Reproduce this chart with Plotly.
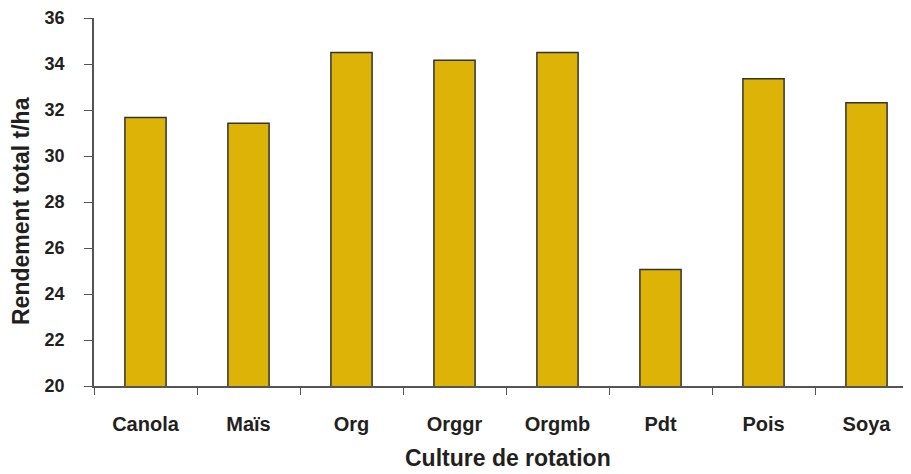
import plotly.graph_objects as go

categories = ["Canola", "Maïs", "Org", "Orggr", "Orgmb", "Pdt", "Pois", "Soya"]
rendement = [31.67, 31.42, 34.50, 34.16, 34.50, 25.07, 33.36, 32.32]
y_ticks = [20, 22, 24, 26, 28, 30, 32, 34, 36]

# page body has an 8px default margin, so the figure is drawn 8px in and down
OFF = 8
W, H = 911 - OFF, 474 - OFF
L, T = 94 - OFF, 18 - OFF
plot_h = 386 - 18
B = H - T - plot_h
R = 0
plot_w = W - L - R
cat_px = 103.0
x_max = -0.5 + plot_w / cat_px

font_family = "Liberation Sans, Arial, sans-serif"
axis_col = "#555555"
text_col = "#231f20"

fig = go.Figure(
    go.Bar(
        x=categories,
        y=rendement,
        marker=dict(color="#DDB307", line=dict(color="#333333", width=1.5)),
        width=0.4,
    )
)

fig.update_layout(
    width=W,
    height=H,
    margin=dict(l=L, r=R, t=T, b=B, autoexpand=False),
    plot_bgcolor="white",
    paper_bgcolor="white",
    showlegend=False,
    font=dict(family=font_family, color=text_col),
    annotations=[
        dict(
            text="<b>Culture de rotation</b>",
            xref="paper", yref="paper",
            x=(508 - 94) / plot_w, y=-(B - 1) / plot_h,
            xanchor="center", yanchor="bottom",
            showarrow=False,
            font=dict(size=23, family=font_family, color=text_col),
        ),
        dict(
            text="<b>Rendement total t/ha</b>",
            xref="paper", yref="paper",
            x=-(94 - 21) / plot_w, y=1 - (211 - 18) / plot_h,
            xanchor="center", yanchor="middle",
            textangle=-90,
            showarrow=False,
            font=dict(size=23, family=font_family, color=text_col),
        ),
    ],
)

fig.update_xaxes(
    type="category",
    range=[-0.5, x_max],
    automargin=False,
    showline=True,
    linecolor=axis_col,
    linewidth=1.5,
    ticks="outside",
    tickson="boundaries",
    ticklen=7,
    tickwidth=1.2,
    tickcolor=axis_col,
    ticklabelstandoff=19,
    showgrid=False,
    tickfont=dict(size=20, family=font_family, color=text_col, weight="bold"),
)

fig.update_yaxes(
    range=[20, 36],
    automargin=False,
    tickvals=y_ticks,
    ticktext=[str(v) for v in y_ticks],
    showline=True,
    linecolor=axis_col,
    linewidth=1.5,
    ticks="outside",
    ticklen=8,
    tickwidth=1.2,
    tickcolor=axis_col,
    ticklabelstandoff=16,
    showgrid=False,
    zeroline=False,
    tickfont=dict(size=18, family=font_family, color=text_col, weight="bold"),
)

fig.write_html("out.html")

-------

Leave out the pictures and repeat the lines from the start of the material through the line with "y_ticks = [20, 22, 24, 26, 28, 30, 32, 34, 36]", inclusive.

_ANSWER TO THE TASK_
Reproduce this chart with Plotly.
import plotly.graph_objects as go

categories = ["Canola", "Maïs", "Org", "Orggr", "Orgmb", "Pdt", "Pois", "Soya"]
rendement = [31.67, 31.42, 34.50, 34.16, 34.50, 25.07, 33.36, 32.32]
y_ticks = [20, 22, 24, 26, 28, 30, 32, 34, 36]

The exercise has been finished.